SHORT TASK:
Return only the number of lines in the entries below that hold the word "this".

RECORD LIST:
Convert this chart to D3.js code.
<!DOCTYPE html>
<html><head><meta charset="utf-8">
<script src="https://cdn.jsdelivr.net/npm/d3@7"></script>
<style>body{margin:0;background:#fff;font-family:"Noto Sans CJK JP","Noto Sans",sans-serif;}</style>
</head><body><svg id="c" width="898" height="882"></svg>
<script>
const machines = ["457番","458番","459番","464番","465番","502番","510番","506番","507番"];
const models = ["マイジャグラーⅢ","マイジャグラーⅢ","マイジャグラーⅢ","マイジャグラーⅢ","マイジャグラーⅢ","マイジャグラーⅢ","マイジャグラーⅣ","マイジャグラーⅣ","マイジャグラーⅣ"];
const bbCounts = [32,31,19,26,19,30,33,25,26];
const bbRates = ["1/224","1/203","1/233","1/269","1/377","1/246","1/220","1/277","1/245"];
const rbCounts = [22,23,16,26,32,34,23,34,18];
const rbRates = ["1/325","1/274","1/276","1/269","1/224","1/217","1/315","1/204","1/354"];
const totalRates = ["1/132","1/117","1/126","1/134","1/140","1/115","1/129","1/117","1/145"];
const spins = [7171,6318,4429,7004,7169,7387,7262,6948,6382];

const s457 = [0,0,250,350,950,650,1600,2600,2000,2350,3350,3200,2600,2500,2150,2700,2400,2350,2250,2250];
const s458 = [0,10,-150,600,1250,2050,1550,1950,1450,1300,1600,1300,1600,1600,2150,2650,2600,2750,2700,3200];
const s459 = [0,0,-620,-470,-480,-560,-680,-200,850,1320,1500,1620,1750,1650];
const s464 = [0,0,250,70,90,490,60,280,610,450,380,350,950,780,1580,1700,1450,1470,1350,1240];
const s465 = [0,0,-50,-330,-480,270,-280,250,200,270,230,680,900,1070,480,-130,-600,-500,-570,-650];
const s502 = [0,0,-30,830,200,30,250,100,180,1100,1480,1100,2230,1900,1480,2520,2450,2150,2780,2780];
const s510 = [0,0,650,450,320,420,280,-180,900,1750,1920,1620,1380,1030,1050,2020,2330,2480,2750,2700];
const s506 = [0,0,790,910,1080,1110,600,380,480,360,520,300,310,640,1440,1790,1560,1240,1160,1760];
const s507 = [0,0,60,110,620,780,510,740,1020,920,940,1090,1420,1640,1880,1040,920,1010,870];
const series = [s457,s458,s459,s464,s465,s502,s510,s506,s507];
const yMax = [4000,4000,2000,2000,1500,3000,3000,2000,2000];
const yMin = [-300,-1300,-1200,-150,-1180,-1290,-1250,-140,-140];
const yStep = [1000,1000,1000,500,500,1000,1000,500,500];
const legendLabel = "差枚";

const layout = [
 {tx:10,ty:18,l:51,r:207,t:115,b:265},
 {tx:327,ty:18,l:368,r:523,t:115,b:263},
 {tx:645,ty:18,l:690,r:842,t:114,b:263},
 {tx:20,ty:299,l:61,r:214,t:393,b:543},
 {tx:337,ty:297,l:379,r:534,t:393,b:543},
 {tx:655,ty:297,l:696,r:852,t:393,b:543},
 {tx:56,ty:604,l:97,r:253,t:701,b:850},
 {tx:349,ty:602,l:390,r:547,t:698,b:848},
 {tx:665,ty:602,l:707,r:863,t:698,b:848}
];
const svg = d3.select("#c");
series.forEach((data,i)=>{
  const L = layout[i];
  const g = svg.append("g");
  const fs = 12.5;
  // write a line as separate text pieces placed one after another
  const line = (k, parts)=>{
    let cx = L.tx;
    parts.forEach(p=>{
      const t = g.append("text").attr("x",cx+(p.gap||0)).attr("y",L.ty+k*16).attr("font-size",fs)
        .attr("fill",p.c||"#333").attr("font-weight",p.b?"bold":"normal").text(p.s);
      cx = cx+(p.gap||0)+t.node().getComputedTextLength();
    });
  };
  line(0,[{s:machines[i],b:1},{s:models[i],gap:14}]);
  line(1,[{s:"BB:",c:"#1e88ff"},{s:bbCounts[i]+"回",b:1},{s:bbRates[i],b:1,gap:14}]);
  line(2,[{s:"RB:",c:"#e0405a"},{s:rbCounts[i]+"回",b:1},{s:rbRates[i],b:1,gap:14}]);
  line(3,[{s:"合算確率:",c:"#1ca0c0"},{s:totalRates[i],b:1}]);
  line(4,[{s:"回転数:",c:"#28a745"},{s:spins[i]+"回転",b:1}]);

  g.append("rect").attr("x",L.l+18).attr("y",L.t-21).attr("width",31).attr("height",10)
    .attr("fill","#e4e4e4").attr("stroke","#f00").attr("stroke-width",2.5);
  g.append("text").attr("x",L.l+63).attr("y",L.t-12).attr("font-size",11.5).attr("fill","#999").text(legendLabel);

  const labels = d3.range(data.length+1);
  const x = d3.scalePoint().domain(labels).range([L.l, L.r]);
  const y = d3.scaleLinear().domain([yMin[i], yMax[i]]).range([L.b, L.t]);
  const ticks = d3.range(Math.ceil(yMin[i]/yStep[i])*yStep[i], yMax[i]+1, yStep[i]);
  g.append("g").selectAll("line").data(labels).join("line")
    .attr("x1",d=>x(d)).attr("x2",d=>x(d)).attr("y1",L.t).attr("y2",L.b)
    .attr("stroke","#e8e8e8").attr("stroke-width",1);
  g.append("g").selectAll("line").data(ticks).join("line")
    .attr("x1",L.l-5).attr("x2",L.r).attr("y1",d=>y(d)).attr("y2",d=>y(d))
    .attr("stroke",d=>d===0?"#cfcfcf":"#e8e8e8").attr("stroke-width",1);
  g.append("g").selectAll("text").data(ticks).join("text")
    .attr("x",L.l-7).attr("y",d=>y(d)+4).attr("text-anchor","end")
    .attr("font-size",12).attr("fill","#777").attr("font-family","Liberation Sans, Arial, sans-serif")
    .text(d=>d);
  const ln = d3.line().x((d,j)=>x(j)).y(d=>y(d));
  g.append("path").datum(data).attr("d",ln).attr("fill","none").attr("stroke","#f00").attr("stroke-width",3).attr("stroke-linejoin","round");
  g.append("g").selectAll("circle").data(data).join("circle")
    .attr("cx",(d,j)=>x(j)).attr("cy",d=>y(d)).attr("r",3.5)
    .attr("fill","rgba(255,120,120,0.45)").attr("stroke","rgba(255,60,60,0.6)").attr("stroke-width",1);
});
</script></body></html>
...
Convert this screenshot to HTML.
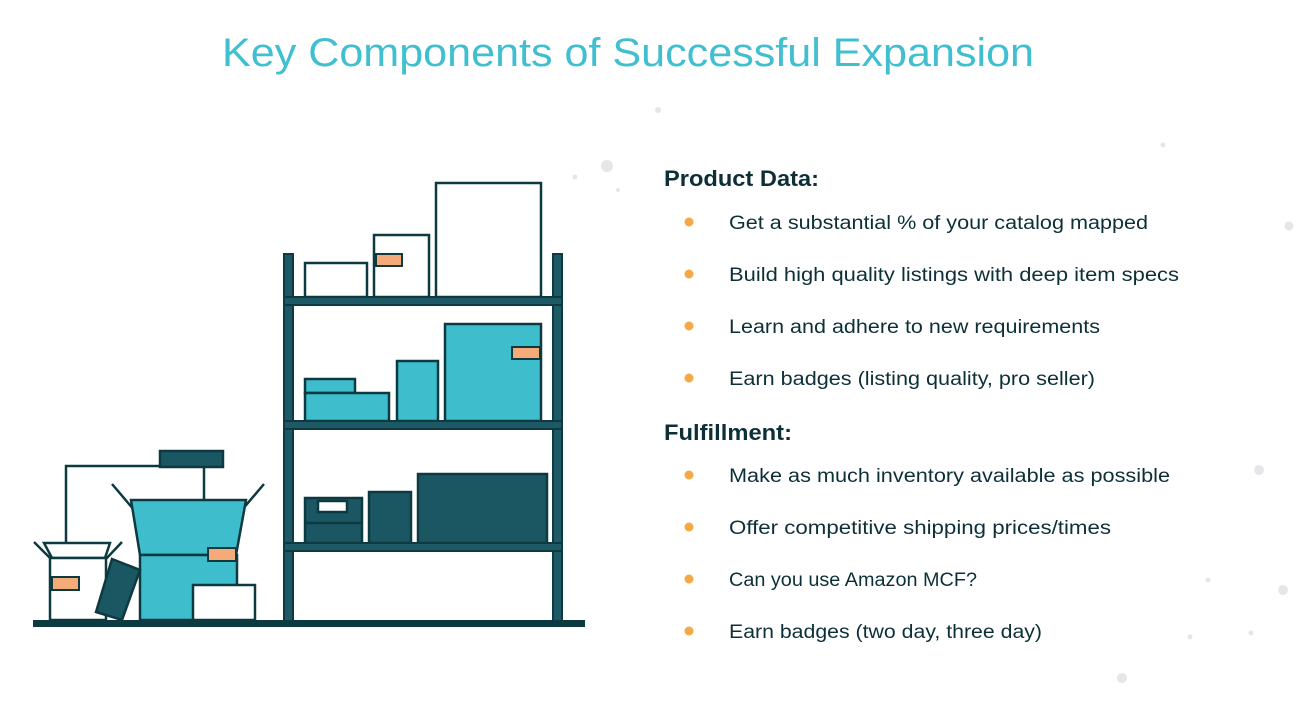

REPLY:
2